Tag: ip
2010
08.02

In case anyone else is interested in counting requests per IP without the use of some scary sed/awk, here’s a combination of shell commands that I found very useful:

1
grep 'text' /path/to/access.log | cut -d' ' -f1 | sort | uniq -c | sort -r

It breaks down like this:

  1. You grep for whatever string you’re interested in inside your access log. You could want to find a certain path, a certain user-agent, etc. The grep could really be replaced by any command, so long as the result is lines from a standard Apache access log.
  2. The result is piped to cut, which splits each line and grabs the first field (the IP by default)
  3. The result is piped to sort, which sorts the result, putting identical IPs next to each other.

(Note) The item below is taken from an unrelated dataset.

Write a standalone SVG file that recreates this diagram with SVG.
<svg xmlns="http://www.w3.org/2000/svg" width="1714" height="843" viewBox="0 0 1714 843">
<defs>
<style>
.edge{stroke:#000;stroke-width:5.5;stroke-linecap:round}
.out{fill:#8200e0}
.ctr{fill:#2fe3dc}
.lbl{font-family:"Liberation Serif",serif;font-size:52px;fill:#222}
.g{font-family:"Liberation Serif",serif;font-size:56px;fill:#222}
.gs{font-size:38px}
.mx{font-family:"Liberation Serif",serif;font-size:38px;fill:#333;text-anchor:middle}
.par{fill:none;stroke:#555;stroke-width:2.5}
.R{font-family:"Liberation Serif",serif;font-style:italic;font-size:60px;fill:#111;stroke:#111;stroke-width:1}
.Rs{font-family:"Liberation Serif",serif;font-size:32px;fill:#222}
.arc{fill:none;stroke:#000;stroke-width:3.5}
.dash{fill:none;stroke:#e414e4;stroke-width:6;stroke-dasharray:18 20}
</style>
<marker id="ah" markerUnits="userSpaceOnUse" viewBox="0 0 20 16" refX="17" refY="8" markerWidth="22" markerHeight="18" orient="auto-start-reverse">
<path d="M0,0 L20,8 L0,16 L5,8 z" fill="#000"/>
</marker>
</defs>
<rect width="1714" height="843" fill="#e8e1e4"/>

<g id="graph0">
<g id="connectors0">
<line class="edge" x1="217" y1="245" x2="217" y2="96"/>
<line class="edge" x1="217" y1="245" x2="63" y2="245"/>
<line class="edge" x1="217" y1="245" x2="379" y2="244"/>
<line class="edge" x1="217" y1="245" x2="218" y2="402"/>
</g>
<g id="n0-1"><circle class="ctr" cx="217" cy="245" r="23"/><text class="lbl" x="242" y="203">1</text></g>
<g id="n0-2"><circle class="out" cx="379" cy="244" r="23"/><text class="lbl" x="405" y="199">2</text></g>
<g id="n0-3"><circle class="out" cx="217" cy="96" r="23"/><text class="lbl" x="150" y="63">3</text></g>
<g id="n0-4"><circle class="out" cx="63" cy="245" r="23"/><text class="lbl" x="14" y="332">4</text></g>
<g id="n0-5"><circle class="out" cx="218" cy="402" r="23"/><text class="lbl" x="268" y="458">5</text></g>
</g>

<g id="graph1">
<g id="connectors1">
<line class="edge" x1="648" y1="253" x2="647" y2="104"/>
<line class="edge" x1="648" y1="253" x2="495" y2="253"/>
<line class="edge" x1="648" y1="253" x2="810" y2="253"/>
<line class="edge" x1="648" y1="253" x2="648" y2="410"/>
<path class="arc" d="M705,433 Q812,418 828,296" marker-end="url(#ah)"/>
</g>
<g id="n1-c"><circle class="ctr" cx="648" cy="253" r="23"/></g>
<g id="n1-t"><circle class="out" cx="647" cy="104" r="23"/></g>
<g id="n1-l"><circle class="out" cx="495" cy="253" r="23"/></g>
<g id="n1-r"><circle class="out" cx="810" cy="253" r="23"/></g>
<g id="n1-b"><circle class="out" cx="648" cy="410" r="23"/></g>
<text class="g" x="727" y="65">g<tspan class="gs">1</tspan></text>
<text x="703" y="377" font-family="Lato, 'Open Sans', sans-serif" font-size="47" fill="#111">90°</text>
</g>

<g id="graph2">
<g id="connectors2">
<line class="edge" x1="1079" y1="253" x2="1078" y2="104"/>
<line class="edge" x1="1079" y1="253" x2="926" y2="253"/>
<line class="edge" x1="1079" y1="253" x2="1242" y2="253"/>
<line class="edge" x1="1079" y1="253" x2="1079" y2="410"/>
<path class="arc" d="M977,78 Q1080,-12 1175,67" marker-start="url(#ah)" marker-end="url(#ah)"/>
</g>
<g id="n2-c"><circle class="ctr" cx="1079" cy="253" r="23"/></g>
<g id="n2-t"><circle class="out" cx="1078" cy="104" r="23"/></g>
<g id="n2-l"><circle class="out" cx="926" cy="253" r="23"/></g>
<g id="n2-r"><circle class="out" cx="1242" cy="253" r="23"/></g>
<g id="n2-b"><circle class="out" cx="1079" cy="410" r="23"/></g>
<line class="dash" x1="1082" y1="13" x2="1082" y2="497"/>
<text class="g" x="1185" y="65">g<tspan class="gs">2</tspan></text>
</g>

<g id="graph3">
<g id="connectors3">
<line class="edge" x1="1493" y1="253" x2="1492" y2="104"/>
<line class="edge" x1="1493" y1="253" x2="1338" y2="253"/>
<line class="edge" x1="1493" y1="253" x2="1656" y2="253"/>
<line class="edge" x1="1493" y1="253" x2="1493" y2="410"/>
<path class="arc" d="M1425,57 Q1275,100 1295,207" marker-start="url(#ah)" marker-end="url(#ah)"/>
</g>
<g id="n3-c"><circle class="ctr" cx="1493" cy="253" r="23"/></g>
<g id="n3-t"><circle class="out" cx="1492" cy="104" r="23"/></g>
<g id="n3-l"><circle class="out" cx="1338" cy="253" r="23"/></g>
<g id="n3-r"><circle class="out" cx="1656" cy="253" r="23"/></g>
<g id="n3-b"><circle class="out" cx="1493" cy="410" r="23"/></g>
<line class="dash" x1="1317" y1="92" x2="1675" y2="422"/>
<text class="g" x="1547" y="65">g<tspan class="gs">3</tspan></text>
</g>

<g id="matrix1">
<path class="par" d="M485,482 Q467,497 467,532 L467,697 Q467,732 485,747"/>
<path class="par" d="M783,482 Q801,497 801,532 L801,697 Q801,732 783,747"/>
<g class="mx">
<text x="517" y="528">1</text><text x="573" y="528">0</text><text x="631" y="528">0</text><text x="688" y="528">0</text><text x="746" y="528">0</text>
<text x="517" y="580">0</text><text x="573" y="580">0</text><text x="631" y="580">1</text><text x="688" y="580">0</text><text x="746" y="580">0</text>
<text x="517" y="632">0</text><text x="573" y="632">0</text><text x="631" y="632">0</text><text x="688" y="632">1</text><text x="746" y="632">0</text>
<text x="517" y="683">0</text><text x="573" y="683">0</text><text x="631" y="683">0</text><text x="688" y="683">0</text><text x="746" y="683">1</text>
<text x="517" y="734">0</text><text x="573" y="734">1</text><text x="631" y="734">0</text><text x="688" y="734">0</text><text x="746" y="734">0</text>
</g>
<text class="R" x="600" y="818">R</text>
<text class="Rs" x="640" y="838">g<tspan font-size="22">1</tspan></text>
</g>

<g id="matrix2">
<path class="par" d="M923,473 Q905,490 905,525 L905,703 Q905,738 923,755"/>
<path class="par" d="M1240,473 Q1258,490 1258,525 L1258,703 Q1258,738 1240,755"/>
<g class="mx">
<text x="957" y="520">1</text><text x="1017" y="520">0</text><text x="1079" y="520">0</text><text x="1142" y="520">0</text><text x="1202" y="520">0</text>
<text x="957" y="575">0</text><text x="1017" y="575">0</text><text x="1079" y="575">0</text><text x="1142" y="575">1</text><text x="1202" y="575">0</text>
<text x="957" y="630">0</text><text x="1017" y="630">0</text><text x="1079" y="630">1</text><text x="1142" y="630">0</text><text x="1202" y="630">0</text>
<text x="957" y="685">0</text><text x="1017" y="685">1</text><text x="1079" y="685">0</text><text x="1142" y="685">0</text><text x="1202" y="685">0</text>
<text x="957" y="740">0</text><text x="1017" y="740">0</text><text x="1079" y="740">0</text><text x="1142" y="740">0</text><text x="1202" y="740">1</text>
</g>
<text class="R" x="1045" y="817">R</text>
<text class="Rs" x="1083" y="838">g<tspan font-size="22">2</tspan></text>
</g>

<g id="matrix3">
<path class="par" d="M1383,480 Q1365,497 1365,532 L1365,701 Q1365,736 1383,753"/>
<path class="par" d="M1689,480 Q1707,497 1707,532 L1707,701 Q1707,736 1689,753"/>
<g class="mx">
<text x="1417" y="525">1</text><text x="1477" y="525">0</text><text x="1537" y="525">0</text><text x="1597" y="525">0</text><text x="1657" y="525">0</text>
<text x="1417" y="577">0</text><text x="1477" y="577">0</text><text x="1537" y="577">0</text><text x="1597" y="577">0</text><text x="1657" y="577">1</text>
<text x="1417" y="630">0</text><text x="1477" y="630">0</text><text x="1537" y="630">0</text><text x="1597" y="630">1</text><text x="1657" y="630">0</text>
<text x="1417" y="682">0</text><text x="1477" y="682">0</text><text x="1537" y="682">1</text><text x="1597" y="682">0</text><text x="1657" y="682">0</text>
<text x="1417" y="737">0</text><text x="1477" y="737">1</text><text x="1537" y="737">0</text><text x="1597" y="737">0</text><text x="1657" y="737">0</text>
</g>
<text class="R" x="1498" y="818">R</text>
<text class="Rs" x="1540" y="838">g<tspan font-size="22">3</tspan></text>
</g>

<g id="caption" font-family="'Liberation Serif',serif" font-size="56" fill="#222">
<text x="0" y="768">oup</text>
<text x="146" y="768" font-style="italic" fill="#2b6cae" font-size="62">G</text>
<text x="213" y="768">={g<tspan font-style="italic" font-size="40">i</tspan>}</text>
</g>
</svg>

Remember, one line corresponds to one request.
  4. The result is piped to uniq, which groups sorted IPs together. The -c option causes uniq to also return the number of lines containing the IP. This is important since we’re interested in frequency
  5. Finally, we pipe the result through sort one more time, which sorts the results by their frequency. The -r option puts the most frequent IPs at the top.

Kudos to http://blogs.law.harvard.edu/djcp/2009/04/how-to-extract-uniq-ips-from-apache-via-grep-cut-and-uniq/, which pointed me in the right direction to begin with.

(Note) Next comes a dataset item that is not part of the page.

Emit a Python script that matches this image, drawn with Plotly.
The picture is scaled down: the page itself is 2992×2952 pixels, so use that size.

Note: As Frank mentions in the comments, this tip applies equally as well to other web servers (eg: lighttpd, Nginx) when they’re using their default log format. In fact, the basic principles can be applied to just about any data: you don’t have to be looking at IPs in an access log. The cut/sort/uniq/sort chaining should work well no matter what kind of textual data you’re looking at!